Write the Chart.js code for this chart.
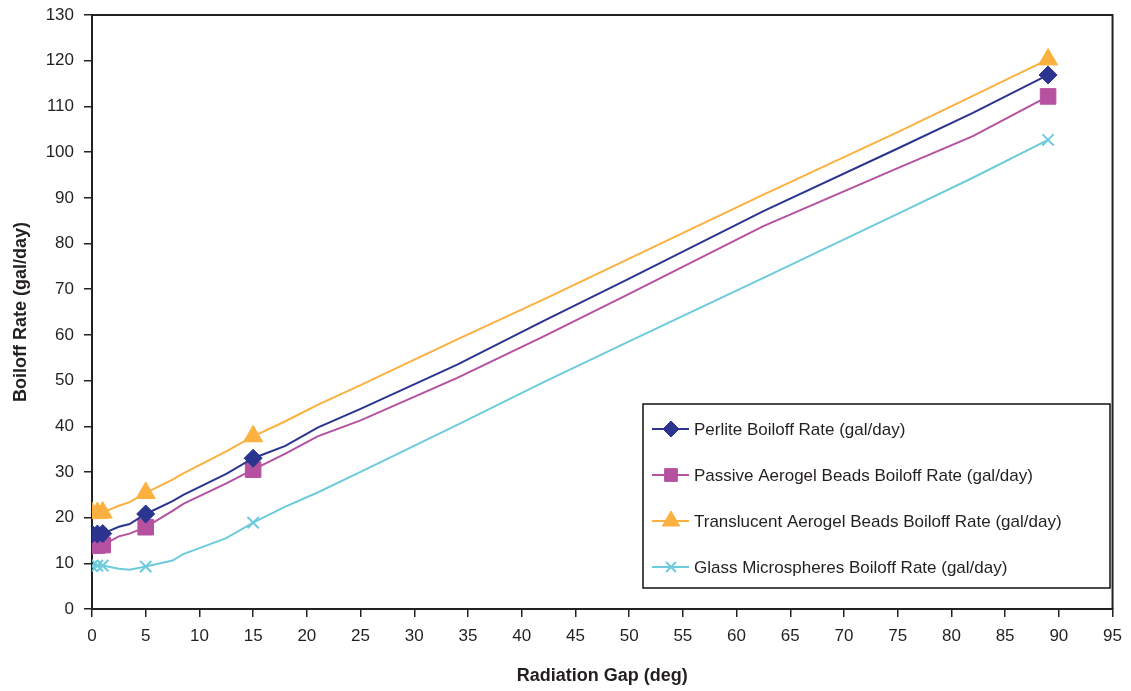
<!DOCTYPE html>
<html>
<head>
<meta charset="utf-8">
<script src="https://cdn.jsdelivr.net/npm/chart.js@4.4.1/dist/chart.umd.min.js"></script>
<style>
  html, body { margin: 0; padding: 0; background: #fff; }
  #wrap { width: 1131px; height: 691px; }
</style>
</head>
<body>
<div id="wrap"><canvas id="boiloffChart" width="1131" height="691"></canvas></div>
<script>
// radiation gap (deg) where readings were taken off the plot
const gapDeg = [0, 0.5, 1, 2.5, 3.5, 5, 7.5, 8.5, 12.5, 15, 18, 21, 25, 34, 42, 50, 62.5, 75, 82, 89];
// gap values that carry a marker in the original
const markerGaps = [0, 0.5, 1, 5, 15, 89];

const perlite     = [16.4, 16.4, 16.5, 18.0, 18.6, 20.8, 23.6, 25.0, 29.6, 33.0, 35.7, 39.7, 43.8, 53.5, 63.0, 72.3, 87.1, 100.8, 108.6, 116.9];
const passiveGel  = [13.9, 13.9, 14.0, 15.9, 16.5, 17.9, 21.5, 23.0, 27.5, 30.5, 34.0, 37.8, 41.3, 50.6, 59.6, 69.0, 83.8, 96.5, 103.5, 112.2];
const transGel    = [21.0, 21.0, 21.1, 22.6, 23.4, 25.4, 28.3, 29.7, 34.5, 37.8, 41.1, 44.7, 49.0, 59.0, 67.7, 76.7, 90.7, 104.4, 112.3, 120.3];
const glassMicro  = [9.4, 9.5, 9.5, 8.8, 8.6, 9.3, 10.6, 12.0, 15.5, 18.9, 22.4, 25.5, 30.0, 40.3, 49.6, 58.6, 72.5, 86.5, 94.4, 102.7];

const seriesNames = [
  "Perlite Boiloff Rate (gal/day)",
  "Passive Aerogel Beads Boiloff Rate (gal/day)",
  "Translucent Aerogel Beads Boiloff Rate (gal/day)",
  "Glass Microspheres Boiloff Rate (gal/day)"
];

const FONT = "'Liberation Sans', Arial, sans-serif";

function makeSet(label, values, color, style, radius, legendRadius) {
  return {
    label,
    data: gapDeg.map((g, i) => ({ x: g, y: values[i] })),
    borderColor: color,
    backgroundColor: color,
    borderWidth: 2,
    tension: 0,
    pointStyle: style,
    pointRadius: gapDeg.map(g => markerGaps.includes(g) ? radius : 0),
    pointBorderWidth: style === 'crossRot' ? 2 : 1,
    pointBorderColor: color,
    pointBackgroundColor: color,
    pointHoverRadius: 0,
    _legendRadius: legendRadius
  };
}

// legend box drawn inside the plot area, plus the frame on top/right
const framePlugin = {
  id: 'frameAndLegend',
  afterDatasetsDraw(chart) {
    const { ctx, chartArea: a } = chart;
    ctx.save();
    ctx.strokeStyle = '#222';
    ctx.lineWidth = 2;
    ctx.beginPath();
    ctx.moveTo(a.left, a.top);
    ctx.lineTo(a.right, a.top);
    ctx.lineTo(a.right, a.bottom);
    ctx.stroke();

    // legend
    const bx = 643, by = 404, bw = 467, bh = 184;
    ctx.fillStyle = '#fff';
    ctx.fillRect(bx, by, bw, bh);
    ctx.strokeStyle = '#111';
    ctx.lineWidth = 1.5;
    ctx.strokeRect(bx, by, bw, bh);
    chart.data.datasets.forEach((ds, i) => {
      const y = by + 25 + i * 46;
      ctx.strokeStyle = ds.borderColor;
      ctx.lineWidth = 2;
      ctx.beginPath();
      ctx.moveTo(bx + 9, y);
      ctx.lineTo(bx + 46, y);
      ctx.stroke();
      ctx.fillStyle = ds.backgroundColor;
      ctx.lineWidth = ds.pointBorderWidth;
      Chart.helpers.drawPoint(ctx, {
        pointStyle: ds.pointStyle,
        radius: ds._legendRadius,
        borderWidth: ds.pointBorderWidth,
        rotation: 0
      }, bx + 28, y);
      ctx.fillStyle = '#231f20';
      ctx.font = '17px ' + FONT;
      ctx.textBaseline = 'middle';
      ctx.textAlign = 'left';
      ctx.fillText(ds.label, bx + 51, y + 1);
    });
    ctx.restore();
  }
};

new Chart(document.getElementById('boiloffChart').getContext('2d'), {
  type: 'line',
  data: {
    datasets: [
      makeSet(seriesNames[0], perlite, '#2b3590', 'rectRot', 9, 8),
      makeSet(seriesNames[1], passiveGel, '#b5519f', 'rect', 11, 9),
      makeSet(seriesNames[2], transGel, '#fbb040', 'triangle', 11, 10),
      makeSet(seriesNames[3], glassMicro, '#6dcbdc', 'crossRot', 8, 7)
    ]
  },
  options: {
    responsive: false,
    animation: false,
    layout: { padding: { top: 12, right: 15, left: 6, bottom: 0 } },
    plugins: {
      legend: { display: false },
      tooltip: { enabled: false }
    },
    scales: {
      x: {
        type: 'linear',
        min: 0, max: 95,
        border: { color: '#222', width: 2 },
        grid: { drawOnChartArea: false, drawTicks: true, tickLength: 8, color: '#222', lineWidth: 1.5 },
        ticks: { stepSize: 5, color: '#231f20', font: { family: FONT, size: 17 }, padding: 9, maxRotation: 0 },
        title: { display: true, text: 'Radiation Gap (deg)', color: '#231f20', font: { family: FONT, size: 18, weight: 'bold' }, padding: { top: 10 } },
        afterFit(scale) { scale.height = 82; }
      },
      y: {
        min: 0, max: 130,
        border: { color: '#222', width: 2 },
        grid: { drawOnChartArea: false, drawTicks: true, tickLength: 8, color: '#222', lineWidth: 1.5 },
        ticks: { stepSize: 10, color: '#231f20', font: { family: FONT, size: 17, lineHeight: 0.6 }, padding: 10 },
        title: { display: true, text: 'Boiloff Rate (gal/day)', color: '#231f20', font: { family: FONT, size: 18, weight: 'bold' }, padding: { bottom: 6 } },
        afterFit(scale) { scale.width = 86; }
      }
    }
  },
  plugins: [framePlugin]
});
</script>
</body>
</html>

----------

> **Your objective**
Repeat the material above word for word, please, apart from its images.

> **Output for this task**
Write the Chart.js code for this chart.
<!DOCTYPE html>
<html>
<head>
<meta charset="utf-8">
<script src="https://cdn.jsdelivr.net/npm/chart.js@4.4.1/dist/chart.umd.min.js"></script>
<style>
  html, body { margin: 0; padding: 0; background: #fff; }
  #wrap { width: 1131px; height: 691px; }
</style>
</head>
<body>
<div id="wrap"><canvas id="boiloffChart" width="1131" height="691"></canvas></div>
<script>
// radiation gap (deg) where readings were taken off the plot
const gapDeg = [0, 0.5, 1, 2.5, 3.5, 5, 7.5, 8.5, 12.5, 15, 18, 21, 25, 34, 42, 50, 62.5, 75, 82, 89];
// gap values that carry a marker in the original
const markerGaps = [0, 0.5, 1, 5, 15, 89];

const perlite     = [16.4, 16.4, 16.5, 18.0, 18.6, 20.8, 23.6, 25.0, 29.6, 33.0, 35.7, 39.7, 43.8, 53.5, 63.0, 72.3, 87.1, 100.8, 108.6, 116.9];
const passiveGel  = [13.9, 13.9, 14.0, 15.9, 16.5, 17.9, 21.5, 23.0, 27.5, 30.5, 34.0, 37.8, 41.3, 50.6, 59.6, 69.0, 83.8, 96.5, 103.5, 112.2];
const transGel    = [21.0, 21.0, 21.1, 22.6, 23.4, 25.4, 28.3, 29.7, 34.5, 37.8, 41.1, 44.7, 49.0, 59.0, 67.7, 76.7, 90.7, 104.4, 112.3, 120.3];
const glassMicro  = [9.4, 9.5, 9.5, 8.8, 8.6, 9.3, 10.6, 12.0, 15.5, 18.9, 22.4, 25.5, 30.0, 40.3, 49.6, 58.6, 72.5, 86.5, 94.4, 102.7];

const seriesNames = [
  "Perlite Boiloff Rate (gal/day)",
  "Passive Aerogel Beads Boiloff Rate (gal/day)",
  "Translucent Aerogel Beads Boiloff Rate (gal/day)",
  "Glass Microspheres Boiloff Rate (gal/day)"
];

const FONT = "'Liberation Sans', Arial, sans-serif";

function makeSet(label, values, color, style, radius, legendRadius) {
  return {
    label,
    data: gapDeg.map((g, i) => ({ x: g, y: values[i] })),
    borderColor: color,
    backgroundColor: color,
    borderWidth: 2,
    tension: 0,
    pointStyle: style,
    pointRadius: gapDeg.map(g => markerGaps.includes(g) ? radius : 0),
    pointBorderWidth: style === 'crossRot' ? 2 : 1,
    pointBorderColor: color,
    pointBackgroundColor: color,
    pointHoverRadius: 0,
    _legendRadius: legendRadius
  };
}

// legend box drawn inside the plot area, plus the frame on top/right
const framePlugin = {
  id: 'frameAndLegend',
  afterDatasetsDraw(chart) {
    const { ctx, chartArea: a } = chart;
    ctx.save();
    ctx.strokeStyle = '#222';
    ctx.lineWidth = 2;
    ctx.beginPath();
    ctx.moveTo(a.left, a.top);
    ctx.lineTo(a.right, a.top);
    ctx.lineTo(a.right, a.bottom);
    ctx.stroke();

    // legend
    const bx = 643, by = 404, bw = 467, bh = 184;
    ctx.fillStyle = '#fff';
    ctx.fillRect(bx, by, bw, bh);
    ctx.strokeStyle = '#111';
    ctx.lineWidth = 1.5;
    ctx.strokeRect(bx, by, bw, bh);
    chart.data.datasets.forEach((ds, i) => {
      const y = by + 25 + i * 46;
      ctx.strokeStyle = ds.borderColor;
      ctx.lineWidth = 2;
      ctx.beginPath();
      ctx.moveTo(bx + 9, y);
      ctx.lineTo(bx + 46, y);
      ctx.stroke();
      ctx.fillStyle = ds.backgroundColor;
      ctx.lineWidth = ds.pointBorderWidth;
      Chart.helpers.drawPoint(ctx, {
        pointStyle: ds.pointStyle,
        radius: ds._legendRadius,
        borderWidth: ds.pointBorderWidth,
        rotation: 0
      }, bx + 28, y);
      ctx.fillStyle = '#231f20';
      ctx.font = '17px ' + FONT;
      ctx.textBaseline = 'middle';
      ctx.textAlign = 'left';
      ctx.fillText(ds.label, bx + 51, y + 1);
    });
    ctx.restore();
  }
};

new Chart(document.getElementById('boiloffChart').getContext('2d'), {
  type: 'line',
  data: {
    datasets: [
      makeSet(seriesNames[0], perlite, '#2b3590', 'rectRot', 9, 8),
      makeSet(seriesNames[1], passiveGel, '#b5519f', 'rect', 11, 9),
      makeSet(seriesNames[2], transGel, '#fbb040', 'triangle', 11, 10),
      makeSet(seriesNames[3], glassMicro, '#6dcbdc', 'crossRot', 8, 7)
    ]
  },
  options: {
    responsive: false,
    animation: false,
    layout: { padding: { top: 12, right: 15, left: 6, bottom: 0 } },
    plugins: {
      legend: { display: false },
      tooltip: { enabled: false }
    },
    scales: {
      x: {
        type: 'linear',
        min: 0, max: 95,
        border: { color: '#222', width: 2 },
        grid: { drawOnChartArea: false, drawTicks: true, tickLength: 8, color: '#222', lineWidth: 1.5 },
        ticks: { stepSize: 5, color: '#231f20', font: { family: FONT, size: 17 }, padding: 9, maxRotation: 0 },
        title: { display: true, text: 'Radiation Gap (deg)', color: '#231f20', font: { family: FONT, size: 18, weight: 'bold' }, padding: { top: 10 } },
        afterFit(scale) { scale.height = 82; }
      },
      y: {
        min: 0, max: 130,
        border: { color: '#222', width: 2 },
        grid: { drawOnChartArea: false, drawTicks: true, tickLength: 8, color: '#222', lineWidth: 1.5 },
        ticks: { stepSize: 10, color: '#231f20', font: { family: FONT, size: 17, lineHeight: 0.6 }, padding: 10 },
        title: { display: true, text: 'Boiloff Rate (gal/day)', color: '#231f20', font: { family: FONT, size: 18, weight: 'bold' }, padding: { bottom: 6 } },
        afterFit(scale) { scale.width = 86; }
      }
    }
  },
  plugins: [framePlugin]
});
</script>
</body>
</html>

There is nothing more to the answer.